Adrian Mocanu — Azrieli Commission for International Music
The Azrieli Commission for International Music is offered to a composer who engages deeply in an interplay of cultures meaningful to their lived experience. 2026 laureate Adrian Mocanu’s proposed work, de l’encra escafada (“from faded ink”), will resurrect the lost voices of the trobairitz—the female troubadours of medieval Provence—through complex choral textures and the haunting sonority of four violas da gamba. Inspired by the lone surviving song of Beatriz de Dia, the work will become an act of musical reclamation, where fragments of forgotten language and melody reassemble into living echoes of the past.
Romanian-Ukrainian composer Adrian Mocanu has received international recognition through awards such as the Frederic Mompou International Award (2017), the Borys Lyatoshynsky Composition Competition (2021) and the Mauricio Kagel Composition Competition (2022). His works have been performed across Europe and the Americas by leading ensembles including Ensemble Musikfabrik, Ensemble Recherche, Maulwerker, Ensemble Mosaik and the Barcelona Modern Ensemble. Mocanu has held residencies and fellowships with Ensemble Recherche (Germany), Casa de Velázquez (Spain), the Odyssée program (France), the Royal Academy of Spain in Rome (2025) and the Weltoffenes Berlin Fellowship with Maulwerker (2024). He studied composition at the National Music Academy of Ukraine and the Centro Superior de Enseñanza Musical Katarina Gurska in Madrid. His recent commission from the DEBUT Classical Singing Competition (Germany, 2024) reflects his growing reputation as a distinctive voice among the new generation of European composers.
About the Azrieli Music Prizes
Created in 2014 by Dr. Sharon Azrieli CQ for the Azrieli Foundation, the biennial Azrieli Music Prizes (AMP) offers opportunities for discovering, creating, performing and celebrating excellence in music composition. Open to the international music community, AMP accepts nominations for works from individuals and institutions of all ages, nationalities, faiths and genders, which are then submitted to its expert juries through an open call for scores and proposals.

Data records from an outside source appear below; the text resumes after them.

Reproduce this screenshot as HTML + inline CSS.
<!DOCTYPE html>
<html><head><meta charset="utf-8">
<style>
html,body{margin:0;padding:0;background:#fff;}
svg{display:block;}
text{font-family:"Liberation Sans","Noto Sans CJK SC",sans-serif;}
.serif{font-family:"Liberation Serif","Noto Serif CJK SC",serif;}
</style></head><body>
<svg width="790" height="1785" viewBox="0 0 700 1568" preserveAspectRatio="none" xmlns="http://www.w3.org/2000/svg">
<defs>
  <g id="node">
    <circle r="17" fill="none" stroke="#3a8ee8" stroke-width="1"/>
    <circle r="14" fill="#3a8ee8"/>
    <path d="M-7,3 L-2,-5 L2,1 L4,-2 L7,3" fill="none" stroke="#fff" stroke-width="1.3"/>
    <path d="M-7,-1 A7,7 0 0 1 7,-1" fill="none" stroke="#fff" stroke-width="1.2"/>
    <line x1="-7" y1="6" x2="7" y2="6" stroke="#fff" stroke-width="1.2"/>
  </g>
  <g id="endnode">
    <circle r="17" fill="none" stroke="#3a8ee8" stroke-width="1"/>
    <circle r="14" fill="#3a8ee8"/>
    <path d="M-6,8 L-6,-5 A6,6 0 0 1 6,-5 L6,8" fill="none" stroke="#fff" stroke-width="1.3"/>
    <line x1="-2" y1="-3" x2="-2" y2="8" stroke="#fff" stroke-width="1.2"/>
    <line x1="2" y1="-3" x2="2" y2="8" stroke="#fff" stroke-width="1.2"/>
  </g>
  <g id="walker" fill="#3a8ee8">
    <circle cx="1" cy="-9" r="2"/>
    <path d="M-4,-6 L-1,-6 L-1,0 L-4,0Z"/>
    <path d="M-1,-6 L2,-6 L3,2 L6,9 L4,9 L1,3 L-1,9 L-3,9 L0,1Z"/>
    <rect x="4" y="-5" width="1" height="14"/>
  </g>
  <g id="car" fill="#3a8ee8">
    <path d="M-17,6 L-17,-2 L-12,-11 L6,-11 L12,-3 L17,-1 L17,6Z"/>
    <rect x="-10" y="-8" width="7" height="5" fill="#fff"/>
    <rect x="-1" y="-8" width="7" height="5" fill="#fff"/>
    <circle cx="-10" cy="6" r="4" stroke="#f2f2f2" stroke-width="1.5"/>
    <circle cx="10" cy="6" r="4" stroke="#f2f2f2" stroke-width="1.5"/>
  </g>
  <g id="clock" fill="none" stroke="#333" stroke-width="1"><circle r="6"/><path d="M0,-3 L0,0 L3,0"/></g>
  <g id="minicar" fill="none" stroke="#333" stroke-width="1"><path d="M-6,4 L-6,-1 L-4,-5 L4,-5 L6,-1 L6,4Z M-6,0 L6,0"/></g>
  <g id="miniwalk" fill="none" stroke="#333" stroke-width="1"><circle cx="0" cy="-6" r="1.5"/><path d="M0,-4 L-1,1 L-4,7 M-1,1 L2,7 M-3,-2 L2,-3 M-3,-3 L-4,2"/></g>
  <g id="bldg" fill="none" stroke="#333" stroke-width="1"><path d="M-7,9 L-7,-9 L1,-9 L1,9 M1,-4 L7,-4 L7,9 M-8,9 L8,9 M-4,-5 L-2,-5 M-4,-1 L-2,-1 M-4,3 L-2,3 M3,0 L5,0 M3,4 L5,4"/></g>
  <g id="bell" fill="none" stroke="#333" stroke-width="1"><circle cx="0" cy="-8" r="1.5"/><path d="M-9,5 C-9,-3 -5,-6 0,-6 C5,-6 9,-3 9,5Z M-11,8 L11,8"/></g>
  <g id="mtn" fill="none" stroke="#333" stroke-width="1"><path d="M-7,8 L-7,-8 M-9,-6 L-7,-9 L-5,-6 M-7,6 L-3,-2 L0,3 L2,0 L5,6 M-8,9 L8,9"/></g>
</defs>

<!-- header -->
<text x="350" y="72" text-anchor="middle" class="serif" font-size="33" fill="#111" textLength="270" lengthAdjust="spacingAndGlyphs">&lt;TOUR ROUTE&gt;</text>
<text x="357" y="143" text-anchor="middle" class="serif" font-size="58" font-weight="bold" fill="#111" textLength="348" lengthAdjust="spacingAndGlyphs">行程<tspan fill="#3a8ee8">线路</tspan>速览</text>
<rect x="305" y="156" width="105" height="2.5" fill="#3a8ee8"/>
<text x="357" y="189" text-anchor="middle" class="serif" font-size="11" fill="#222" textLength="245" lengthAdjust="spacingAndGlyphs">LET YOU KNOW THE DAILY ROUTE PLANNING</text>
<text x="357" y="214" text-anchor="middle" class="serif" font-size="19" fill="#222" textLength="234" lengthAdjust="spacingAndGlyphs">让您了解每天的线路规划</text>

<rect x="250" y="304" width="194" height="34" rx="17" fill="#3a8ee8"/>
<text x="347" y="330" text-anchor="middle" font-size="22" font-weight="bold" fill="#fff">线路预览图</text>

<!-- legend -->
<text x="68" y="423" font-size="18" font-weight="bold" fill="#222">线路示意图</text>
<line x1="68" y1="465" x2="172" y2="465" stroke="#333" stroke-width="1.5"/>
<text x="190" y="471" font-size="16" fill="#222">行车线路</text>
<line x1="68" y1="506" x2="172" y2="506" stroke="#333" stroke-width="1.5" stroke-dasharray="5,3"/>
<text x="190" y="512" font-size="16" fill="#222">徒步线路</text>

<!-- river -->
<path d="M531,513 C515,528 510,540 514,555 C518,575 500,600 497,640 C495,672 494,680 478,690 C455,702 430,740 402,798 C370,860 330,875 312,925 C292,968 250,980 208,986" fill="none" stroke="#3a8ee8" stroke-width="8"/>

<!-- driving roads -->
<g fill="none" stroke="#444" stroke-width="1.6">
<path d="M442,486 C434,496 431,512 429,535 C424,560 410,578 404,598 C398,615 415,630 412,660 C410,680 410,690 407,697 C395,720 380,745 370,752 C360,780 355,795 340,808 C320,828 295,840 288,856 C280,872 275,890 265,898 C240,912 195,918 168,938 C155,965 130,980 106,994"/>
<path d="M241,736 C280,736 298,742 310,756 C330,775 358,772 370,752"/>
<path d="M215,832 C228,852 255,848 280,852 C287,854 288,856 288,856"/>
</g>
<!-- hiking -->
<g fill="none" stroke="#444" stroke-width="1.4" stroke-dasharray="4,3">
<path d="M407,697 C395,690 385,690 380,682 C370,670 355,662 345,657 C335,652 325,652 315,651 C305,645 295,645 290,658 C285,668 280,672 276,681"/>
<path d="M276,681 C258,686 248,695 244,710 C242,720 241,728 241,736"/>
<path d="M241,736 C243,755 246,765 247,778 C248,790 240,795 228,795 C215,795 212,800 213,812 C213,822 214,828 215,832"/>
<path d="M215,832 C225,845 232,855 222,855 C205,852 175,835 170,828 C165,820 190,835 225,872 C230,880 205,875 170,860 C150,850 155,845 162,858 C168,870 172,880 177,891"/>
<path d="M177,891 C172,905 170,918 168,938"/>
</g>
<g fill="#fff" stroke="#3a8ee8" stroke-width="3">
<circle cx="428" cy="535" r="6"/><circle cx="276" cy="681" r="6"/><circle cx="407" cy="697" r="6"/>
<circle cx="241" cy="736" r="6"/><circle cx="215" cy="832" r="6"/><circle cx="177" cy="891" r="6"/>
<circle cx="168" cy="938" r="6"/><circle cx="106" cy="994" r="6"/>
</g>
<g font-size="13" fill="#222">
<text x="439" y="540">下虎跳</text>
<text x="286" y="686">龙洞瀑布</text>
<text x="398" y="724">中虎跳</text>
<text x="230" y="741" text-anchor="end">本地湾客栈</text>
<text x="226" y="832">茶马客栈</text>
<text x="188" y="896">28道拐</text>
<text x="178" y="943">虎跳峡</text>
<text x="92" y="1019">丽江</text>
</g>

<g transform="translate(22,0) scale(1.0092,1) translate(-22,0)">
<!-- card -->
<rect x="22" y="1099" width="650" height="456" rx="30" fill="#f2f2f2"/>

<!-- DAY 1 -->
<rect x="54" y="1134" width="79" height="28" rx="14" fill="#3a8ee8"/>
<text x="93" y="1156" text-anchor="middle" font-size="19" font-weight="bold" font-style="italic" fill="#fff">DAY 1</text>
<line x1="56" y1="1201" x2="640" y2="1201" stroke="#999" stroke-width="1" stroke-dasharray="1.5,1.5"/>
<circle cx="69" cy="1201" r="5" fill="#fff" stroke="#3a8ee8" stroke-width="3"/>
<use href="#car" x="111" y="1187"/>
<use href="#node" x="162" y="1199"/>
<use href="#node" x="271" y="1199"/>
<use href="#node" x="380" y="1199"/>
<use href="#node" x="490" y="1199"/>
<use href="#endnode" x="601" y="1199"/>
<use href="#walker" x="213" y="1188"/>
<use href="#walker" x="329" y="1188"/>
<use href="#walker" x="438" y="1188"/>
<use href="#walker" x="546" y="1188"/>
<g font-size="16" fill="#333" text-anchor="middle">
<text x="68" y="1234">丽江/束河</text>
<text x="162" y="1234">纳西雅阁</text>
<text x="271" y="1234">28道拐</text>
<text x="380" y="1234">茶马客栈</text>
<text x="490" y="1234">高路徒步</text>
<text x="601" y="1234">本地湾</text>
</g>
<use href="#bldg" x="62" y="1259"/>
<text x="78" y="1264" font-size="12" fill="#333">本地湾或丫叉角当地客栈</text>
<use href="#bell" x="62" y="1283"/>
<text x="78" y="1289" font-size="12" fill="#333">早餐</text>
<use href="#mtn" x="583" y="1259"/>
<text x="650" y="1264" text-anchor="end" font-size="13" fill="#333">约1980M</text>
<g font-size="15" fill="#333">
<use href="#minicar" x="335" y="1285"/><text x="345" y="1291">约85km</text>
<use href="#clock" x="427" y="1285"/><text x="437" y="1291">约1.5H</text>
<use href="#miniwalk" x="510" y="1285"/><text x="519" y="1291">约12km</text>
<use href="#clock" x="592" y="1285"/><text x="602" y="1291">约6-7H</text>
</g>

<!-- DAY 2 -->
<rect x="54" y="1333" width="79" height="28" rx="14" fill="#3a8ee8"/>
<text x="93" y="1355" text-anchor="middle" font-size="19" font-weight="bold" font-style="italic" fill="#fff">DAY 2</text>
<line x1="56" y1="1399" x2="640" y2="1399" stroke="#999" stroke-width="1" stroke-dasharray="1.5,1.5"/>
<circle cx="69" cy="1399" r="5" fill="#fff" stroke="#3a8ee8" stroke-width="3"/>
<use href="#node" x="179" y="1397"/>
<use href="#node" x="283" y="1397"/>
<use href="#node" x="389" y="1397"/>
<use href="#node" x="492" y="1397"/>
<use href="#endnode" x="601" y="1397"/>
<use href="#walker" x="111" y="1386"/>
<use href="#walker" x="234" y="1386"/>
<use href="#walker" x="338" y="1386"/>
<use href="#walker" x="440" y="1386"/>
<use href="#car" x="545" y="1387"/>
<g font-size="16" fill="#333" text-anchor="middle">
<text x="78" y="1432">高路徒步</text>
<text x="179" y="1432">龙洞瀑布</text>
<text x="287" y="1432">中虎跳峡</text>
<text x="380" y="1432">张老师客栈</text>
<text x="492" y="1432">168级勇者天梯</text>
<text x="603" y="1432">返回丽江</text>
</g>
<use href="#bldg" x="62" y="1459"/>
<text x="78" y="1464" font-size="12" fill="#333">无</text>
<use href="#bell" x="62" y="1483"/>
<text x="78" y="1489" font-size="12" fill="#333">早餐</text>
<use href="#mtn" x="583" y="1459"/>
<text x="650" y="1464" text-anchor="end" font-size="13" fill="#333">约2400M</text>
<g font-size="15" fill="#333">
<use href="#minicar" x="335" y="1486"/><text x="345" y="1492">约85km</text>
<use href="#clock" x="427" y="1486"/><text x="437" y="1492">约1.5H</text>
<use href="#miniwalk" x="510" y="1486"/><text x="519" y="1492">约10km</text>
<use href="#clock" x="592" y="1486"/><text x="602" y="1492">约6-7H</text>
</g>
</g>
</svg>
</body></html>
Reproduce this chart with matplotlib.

The four AMP prize packages — now valued at CAD 250,000 per laureate — make it the top music composition competition in Canada and one of the largest in the world. Past prize- winners include Georgian-Israeli composer Josef Bardanashvili (2024), Israeli composer Yair Klartag (2024), Mexican composer Juan Trigos (2024), Iranian-Canadian composer Iman Habibi (2022), Israeli-Canadian composer Aharon Harlap (2022), Canadian composers Jordan Nobles (2024), Rita Ueda (2022), Keiko Devaux (2020), Kelly-Marie Murphy (2018) and Brian Current (2016), Dutch-born American composer Yotam Haber (2020), Israeli-Australian composer Yitzhak Yedid (2020), Israeli-American composer Avner Dorman (2018) and US-based Polish composer Wlad Marhulets (2016).